Although Mr. Curtis gave strong performances in such notable films as "The Last Tycoon" (1976), playing an aging romantic lead battling impotence, and "Insignificance" (1985), as Sen. Joe McCarthy, he spent more and more time appearing on television and in low-budget features like "Casanova and Co." (1977) "The Bad News Bears Go to Japan" (1978), and "Brainwaves" (1982).

Mr. Curtis spent the '70s and early '80s battling drug abuse. "I couldn't face the realities of being married," he said in that Globe interview, "the kind of movies I was making, the environment I was in."

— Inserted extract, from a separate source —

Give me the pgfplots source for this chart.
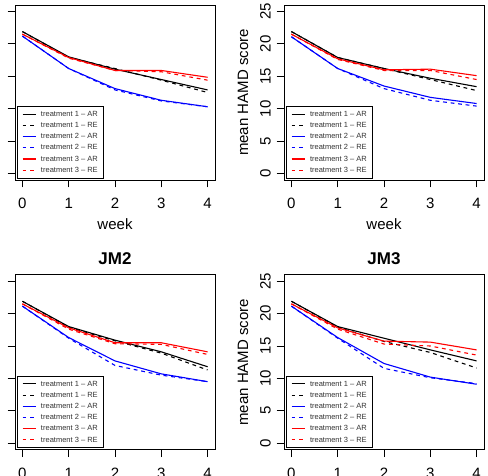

After overcoming his various dependencies, Mr. Curtis devoted most of his time to painting and constructions. The Butler Institute of American Art, in Youngstown, Ohio, gave him a one-man exhibition in 1992.

Mr. Curtis returned to the stage in 2002 to appear in a musical version of "Some Like It Hot," as the millionaire playboy Osgood (the part played by Joe E. Brown in the movie). He garnered uneven reviews, though almost all commented on the enthusiasm he brought to performing. Clearly, he relished the attention. "I've never been able to understand how other actors could not appreciate it," he said. "It's a glorifying feeling, the way people look at you."

In addition to his daughter Jamie Lee, Mr. Curtis leaves his wife, Jill; three other daughters, Kelly, also from his marriage to Leigh, and Alexandra and Allegra, both from his marriage to Christine Kaufmann; a son, Benjamin; and six grandchildren. A son, Nicholas, died in 1994.